Dataset entries
★ ★ ★
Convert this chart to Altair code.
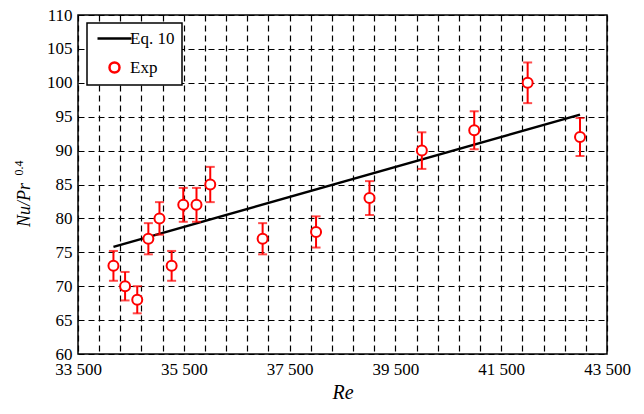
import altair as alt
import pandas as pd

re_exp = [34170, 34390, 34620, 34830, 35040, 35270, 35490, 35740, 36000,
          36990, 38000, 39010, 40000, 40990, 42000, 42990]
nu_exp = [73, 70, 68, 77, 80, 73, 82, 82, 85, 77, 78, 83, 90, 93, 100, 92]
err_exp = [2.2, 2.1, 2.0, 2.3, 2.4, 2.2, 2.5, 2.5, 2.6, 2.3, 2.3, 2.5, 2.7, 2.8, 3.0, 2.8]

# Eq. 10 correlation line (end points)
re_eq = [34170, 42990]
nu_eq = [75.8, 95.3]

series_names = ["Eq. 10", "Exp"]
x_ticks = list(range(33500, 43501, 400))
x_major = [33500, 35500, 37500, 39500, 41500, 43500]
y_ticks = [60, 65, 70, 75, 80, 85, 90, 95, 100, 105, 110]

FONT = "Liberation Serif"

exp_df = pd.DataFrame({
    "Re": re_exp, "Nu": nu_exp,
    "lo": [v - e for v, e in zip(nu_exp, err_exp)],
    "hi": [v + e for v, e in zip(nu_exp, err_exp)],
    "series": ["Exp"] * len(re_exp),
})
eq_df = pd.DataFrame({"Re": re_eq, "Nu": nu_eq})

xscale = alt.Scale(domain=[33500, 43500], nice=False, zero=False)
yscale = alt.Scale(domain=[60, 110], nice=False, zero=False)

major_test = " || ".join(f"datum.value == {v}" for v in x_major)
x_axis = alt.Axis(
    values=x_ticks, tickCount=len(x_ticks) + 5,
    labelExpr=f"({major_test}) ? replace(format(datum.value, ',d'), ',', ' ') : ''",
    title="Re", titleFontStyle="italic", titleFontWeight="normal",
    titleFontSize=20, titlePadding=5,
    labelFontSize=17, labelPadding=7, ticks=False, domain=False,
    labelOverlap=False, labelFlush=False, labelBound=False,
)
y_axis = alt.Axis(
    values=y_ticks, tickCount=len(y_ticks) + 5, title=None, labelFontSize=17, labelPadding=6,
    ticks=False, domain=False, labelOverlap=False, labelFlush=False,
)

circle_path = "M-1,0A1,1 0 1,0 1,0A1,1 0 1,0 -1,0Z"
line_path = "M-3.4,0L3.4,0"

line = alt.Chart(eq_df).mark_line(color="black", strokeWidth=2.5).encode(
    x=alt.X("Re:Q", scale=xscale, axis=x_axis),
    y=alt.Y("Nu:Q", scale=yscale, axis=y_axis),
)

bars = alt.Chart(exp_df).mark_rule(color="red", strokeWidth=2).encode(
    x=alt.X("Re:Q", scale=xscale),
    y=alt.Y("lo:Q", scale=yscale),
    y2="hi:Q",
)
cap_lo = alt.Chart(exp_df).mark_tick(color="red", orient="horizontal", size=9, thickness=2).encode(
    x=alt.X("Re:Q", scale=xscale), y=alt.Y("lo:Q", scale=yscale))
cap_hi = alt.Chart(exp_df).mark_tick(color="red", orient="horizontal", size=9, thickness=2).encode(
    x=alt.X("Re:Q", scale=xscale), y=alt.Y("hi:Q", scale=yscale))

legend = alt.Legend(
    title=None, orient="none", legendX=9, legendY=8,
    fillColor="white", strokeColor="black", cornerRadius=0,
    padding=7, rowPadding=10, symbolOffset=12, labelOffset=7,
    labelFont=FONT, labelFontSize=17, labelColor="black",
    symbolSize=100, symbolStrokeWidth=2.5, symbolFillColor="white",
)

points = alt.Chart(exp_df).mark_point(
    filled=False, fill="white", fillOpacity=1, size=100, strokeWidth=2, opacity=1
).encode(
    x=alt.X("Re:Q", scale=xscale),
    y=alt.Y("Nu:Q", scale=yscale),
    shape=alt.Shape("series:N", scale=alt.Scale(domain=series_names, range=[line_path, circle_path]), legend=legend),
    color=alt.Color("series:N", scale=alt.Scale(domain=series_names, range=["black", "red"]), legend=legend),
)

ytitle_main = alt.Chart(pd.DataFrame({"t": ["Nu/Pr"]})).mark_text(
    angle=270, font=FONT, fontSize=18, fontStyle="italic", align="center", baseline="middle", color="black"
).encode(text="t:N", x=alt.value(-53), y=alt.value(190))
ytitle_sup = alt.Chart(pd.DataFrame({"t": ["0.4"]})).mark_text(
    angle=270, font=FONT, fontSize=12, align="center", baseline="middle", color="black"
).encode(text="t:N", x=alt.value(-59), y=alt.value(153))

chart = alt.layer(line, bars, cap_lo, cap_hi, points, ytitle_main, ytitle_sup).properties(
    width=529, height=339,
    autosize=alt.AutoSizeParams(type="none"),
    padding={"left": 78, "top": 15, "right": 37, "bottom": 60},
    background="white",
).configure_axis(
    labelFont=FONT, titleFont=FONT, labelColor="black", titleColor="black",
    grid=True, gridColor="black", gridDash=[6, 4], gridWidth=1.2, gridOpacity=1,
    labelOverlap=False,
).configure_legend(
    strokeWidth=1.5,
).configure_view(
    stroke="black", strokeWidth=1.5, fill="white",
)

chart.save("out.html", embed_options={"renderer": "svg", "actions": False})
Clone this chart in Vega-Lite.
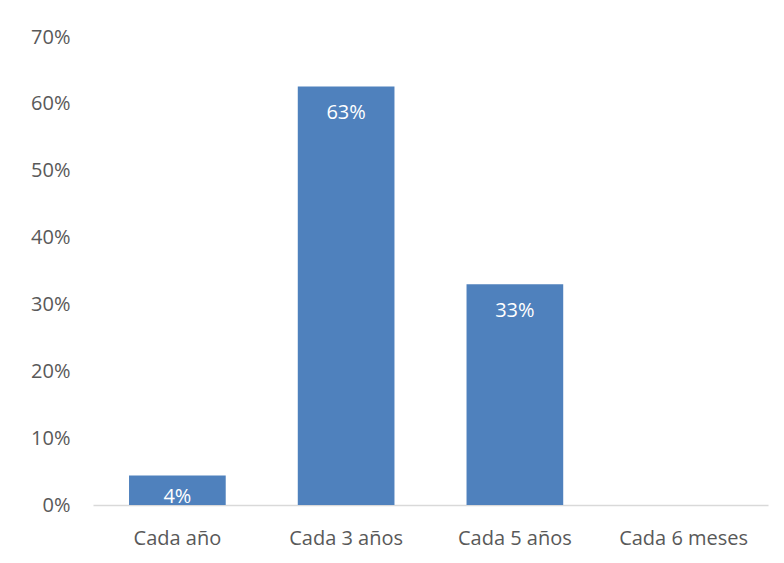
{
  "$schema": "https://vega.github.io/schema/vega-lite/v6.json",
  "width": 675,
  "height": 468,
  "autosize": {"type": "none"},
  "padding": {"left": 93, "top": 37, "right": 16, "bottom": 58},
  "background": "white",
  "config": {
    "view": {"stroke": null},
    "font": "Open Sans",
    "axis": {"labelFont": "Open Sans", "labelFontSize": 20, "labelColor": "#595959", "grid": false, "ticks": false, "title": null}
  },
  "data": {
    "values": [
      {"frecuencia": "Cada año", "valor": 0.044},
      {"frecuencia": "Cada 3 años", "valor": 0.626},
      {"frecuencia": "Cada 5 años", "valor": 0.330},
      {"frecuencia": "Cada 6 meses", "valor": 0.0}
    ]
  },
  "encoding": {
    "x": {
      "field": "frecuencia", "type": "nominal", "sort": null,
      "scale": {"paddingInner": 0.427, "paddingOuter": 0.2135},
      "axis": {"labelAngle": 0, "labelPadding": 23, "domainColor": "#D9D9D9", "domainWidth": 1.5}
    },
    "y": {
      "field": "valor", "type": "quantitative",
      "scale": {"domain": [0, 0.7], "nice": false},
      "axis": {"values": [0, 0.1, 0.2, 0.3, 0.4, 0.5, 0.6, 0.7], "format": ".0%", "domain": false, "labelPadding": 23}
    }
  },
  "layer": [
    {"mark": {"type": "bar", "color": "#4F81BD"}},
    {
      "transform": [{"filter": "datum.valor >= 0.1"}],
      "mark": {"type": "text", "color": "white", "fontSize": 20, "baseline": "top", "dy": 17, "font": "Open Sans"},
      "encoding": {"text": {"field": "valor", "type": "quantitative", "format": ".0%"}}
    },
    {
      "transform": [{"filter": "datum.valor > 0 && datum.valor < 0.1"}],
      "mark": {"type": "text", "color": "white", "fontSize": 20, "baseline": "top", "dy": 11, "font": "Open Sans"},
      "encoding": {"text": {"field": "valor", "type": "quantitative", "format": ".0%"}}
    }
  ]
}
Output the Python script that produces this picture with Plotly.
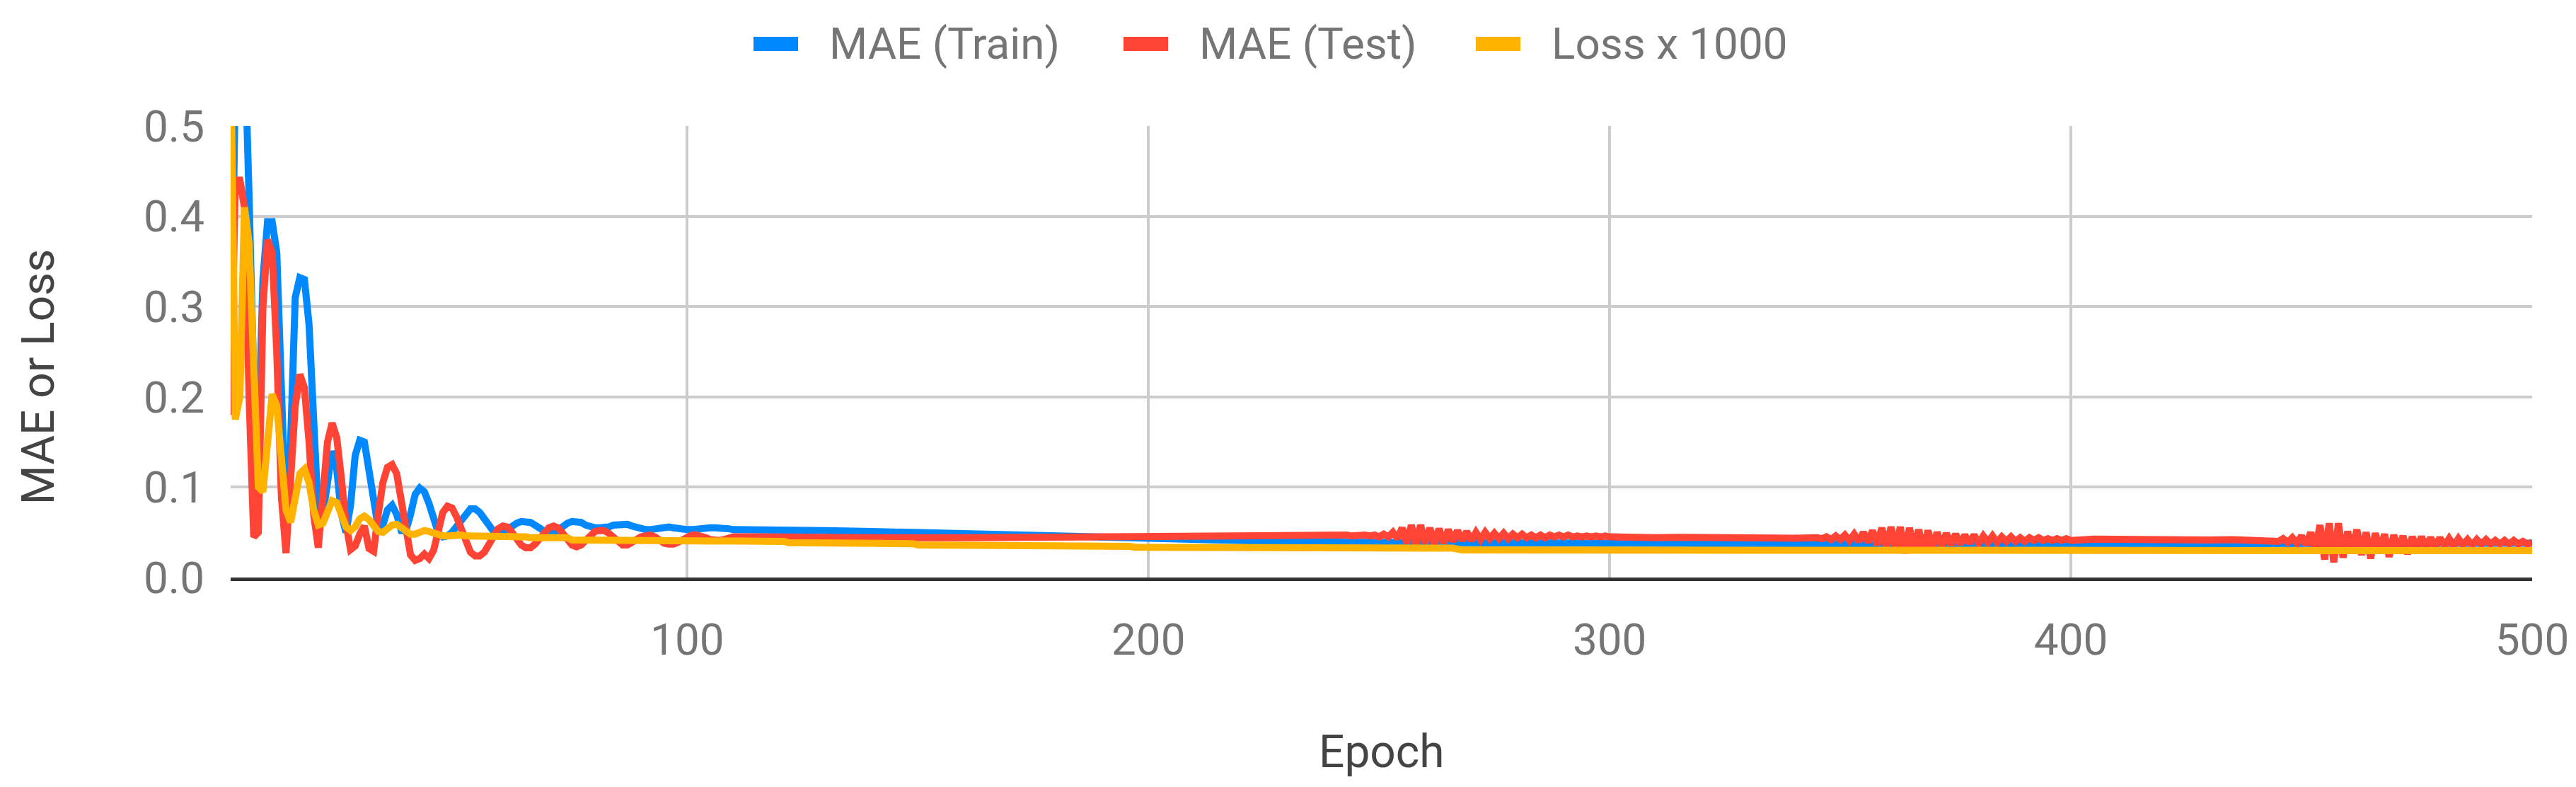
★ ★ ★
Short problem »
Please give again the entries word for word, starting at the first line and ending with the line that contains "import pandas as pd"; include both of those lines but none of the pictures.

Written answer »
Convert this chart to Altair code.
import altair as alt
import pandas as pd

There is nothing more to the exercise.